“With hue like that when some great painter dips
His pencil in the gloom of earthquake and eclipse.” –Percy Bysshe Shelley
There may be no greater sight for the naked-eye astronomer than a total lunar eclipse. Normally, we get one or two of these a year, and the same wonderful thing happens at each one.
If you were standing on the Moon, you’d start to see the Earth begin to cover part of the Sun. As the Earth blocks more and more of the Sun, there would be less sunlight landing on the Moon, and one side of it appears to darken slightly, as you can see in the top row of images above.
But then the Earth begins to completely block the sunlight from landing on the Moon, and you start to see the Earth’s shadow land on the Moon. And as more and more of the Moon falls into the Earth’s umbral shadow, less and less of it is visible to us.
But just when you think the Moon is about to disappear completely into darkness…
Only the white of the Moon disappears, and gets replaced by a dim, red color. While this red Moon that gets left behind is something like 10,000 times dimmer than the full Moon it left behind, it’s still easily the brightest thing in the night sky.
Well, why does the Moon turn red?
After all, If the Earth is completely blocking the Sun’s light, you’d expect the Moon to go completely dark. And honestly, if the Earth were more like Mercury, the Moon would go completely dark during a Lunar Eclipse.
But the Earth has something “extra” that makes the Moon light up during an eclipse.
The atmosphere! As photographed by the Space Shuttle Atlantis from the International Space Station, the Earth’s atmosphere glows a pale blue color when the Sun shines directly on it.
But the Moon doesn’t turn blue, it turns red. So what’s the deal?
Looking at the edge of the Earth before the Sun comes up helps us with a part of the answer. The part of the atmosphere that experiences “day” shines blue, but the part that experiences a sunset or sunrise glows red, as anyone who’s seen one knows.

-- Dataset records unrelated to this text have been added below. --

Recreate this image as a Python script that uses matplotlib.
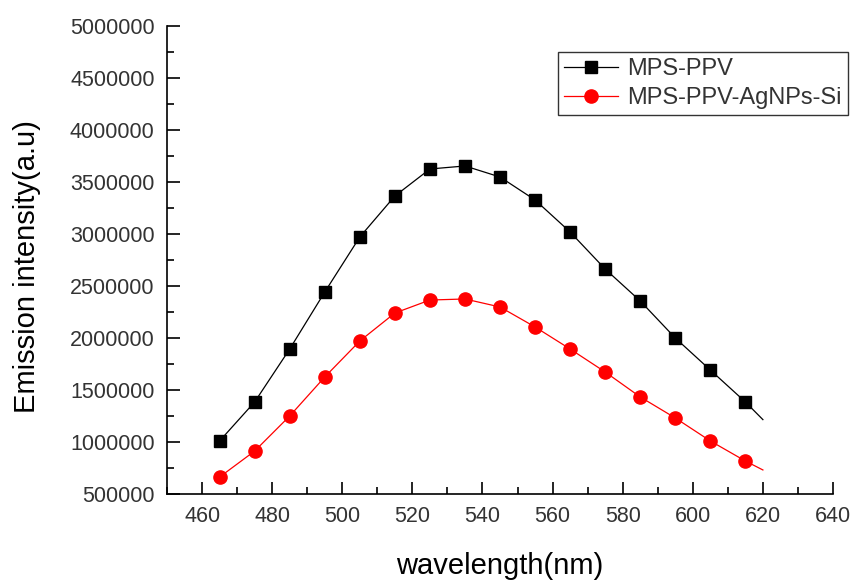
import numpy as np
import matplotlib
matplotlib.use('Agg')
import matplotlib.pyplot as plt
from matplotlib.ticker import MultipleLocator, FormatStrFormatter

# wavelength (nm) of the plotted points; last point is the curve end (no marker)
wavelength = [465, 475, 485, 495, 505, 515, 525, 535, 545, 555,
              565, 575, 585, 595, 605, 615, 620]
mps_ppv = [1010000, 1385000, 1894000, 2442000, 2971000, 3365000, 3625000,
           3654000, 3548000, 3327000, 3019000, 2663000, 2356000, 2000000,
           1692000, 1385000, 1215000]
mps_ppv_ag = [663000, 913000, 1250000, 1625000, 1971000, 2240000, 2365000,
              2375000, 2298000, 2106000, 1894000, 1673000, 1433000, 1231000,
              1010000, 817000, 731000]
labels = ['MPS-PPV', 'MPS-PPV-AgNPs-Si']

plt.rcParams.update({
    'font.family': ['Liberation Sans', 'DejaVu Sans'],
    'text.color': '#333333',
    'xtick.color': 'black',
    'ytick.color': 'black',
    'xtick.labelcolor': '#333333',
    'ytick.labelcolor': '#333333',
})

fig = plt.figure(figsize=(8.54, 5.8), dpi=100)
ax = fig.add_axes([0.1956, 0.1483, 0.7798, 0.8069])

n = len(wavelength) - 1
ax.plot(wavelength, mps_ppv, color='black', lw=0.9, marker='s', ms=9,
        markevery=list(range(n)), label=labels[0])
ax.plot(wavelength, mps_ppv_ag, color='red', lw=0.9, marker='o', ms=9.5,
        markevery=list(range(n)), label=labels[1])

ax.set_xlim(450, 640)
ax.set_ylim(500000, 5000000)
ax.xaxis.set_major_locator(MultipleLocator(20))
ax.xaxis.set_minor_locator(MultipleLocator(10))
ax.yaxis.set_major_locator(MultipleLocator(500000))
ax.yaxis.set_minor_locator(MultipleLocator(250000))
ax.yaxis.set_major_formatter(FormatStrFormatter('%d'))
ax.tick_params(which='both', direction='in', labelsize=15.5, width=1.2)
ax.tick_params(which='major', length=9, pad=9)
ax.tick_params(which='minor', length=5)
ax.spines['top'].set_visible(False)
ax.spines['right'].set_visible(False)
ax.spines['left'].set_linewidth(1.2)
ax.spines['bottom'].set_linewidth(1.2)

ax.set_xlabel('wavelength(nm)', fontsize=21)
ax.set_ylabel('Emission intensity(a.u)', fontsize=21)
ax.xaxis.set_label_coords(0.5, -0.125)
ax.yaxis.set_label_coords(-0.19, 0.485)

leg = ax.legend(loc='upper left', bbox_to_anchor=(0.653, 0.91),
                bbox_transform=fig.transFigure, fontsize=17,
                frameon=True, fancybox=False, edgecolor='black',
                handlelength=2.3, handletextpad=0.4, borderaxespad=0,
                borderpad=0.25, labelspacing=0.3)
leg.get_frame().set_linewidth(1.0)

fig.savefig('out.png', dpi=100)
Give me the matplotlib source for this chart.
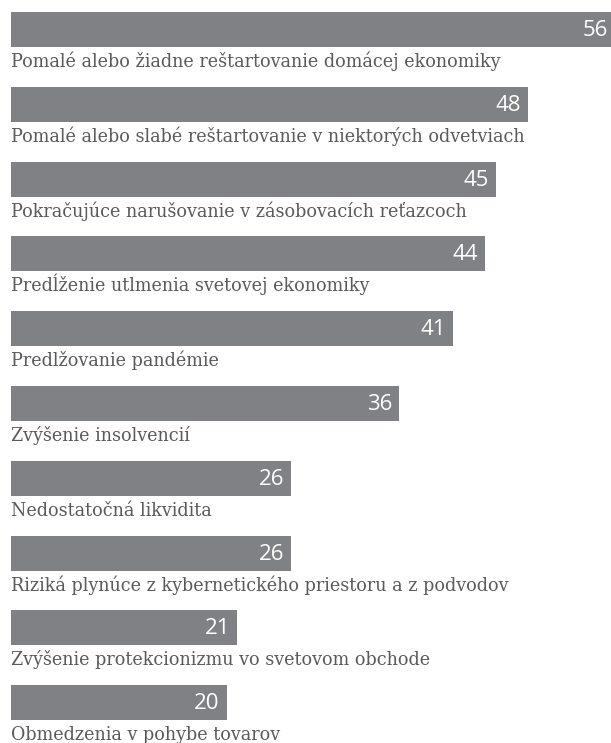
import matplotlib
matplotlib.use("Agg")
import matplotlib.pyplot as plt

categories = [
    "Pomalé alebo žiadne reštartovanie domácej ekonomiky",
    "Pomalé alebo slabé reštartovanie v niektorých odvetviach",
    "Pokračujúce narušovanie v zásobovacích reťazcoch",
    "Predĺženie utlmenia svetovej ekonomiky",
    "Predlžovanie pandémie",
    "Zvýšenie insolvencií",
    "Nedostatočná likvidita",
    "Riziká plynúce z kybernetického priestoru a z podvodov",
    "Zvýšenie protekcionizmu vo svetovom obchode",
    "Obmedzenia v pohybe tovarov",
]
values = [56, 48, 45, 44, 41, 36, 26, 26, 21, 20]

W, H = 611, 743
left_px = 11
px_per_unit = 10.78
fig = plt.figure(figsize=(W / 100, H / 100), dpi=100)
ax = fig.add_axes([left_px / W, 0, (W - left_px) / W, 1])
ax.set_xlim(0, (W - left_px) / px_per_unit)
ax.set_ylim(H, 0)
ax.axis("off")

bar_color = "#808184"
step = 74.8
first_top = 12
bh = 35
pad = 7 / px_per_unit
for i, (cat, v) in enumerate(zip(categories, values)):
    top = first_top + i * step
    ax.barh(top + bh / 2, v, height=bh, left=0, color=bar_color)
    ax.text(v - pad, top + bh / 2 + 1, str(v), ha="right", va="center",
            color="white", fontsize=16, family="Open Sans", clip_on=False)
    ax.text(0, top + bh + 20, cat, ha="left", va="baseline", color="#5a5a5a",
            fontsize=14, family="DejaVu Serif", fontstretch="condensed")

fig.savefig("out.png", dpi=100)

The Earth’s atmosphere scatters blue light more easily than it scatters red light. During most times of day, when light is plentiful, it means that more blue light goes in all directions, and that’s why the sky looks blue. But at sunrise or sunset, the sunlight needs to pass through much more atmosphere than normal, the blue light gets scattered away, leaving more red light than blue, and turning the sky redder than normal.
So along its journey to the opposite side of the Earth, the sunlight winds up traveling through hundreds upon hundreds of miles of atmosphere during a lunar eclipse, and only the reddest light will make it all the way through! The result?
The Moon appears whiter as more blue light adds to the red, and more red as less and less blue light gets through. Ever wonder what it would look like if you caught the Moon right at the center of the Earth’s shadow?
It would be deeply, darkly, and nearly uniformly red! You might, in fact, wonder what this looks like if you were on the Moon. Well, NASA has put together an animation showcasing one of the most spectacular phenomena that you’d see…
The “Ring of Fire”, or the sum of all the sunsets and sunrises, simultaneously, from all around the Earth! The result is a great red ring, that would appear bluer/whiter nearest wherever the Sun is closest to the edge. (Not shown in the animation above.) And now you know why the Moon turns red during an eclipse!
If you have a chance this year (which you will unless you live in the Americas like me), check out one of the two lunar eclipses happening, because you won’t have another chance until 2014!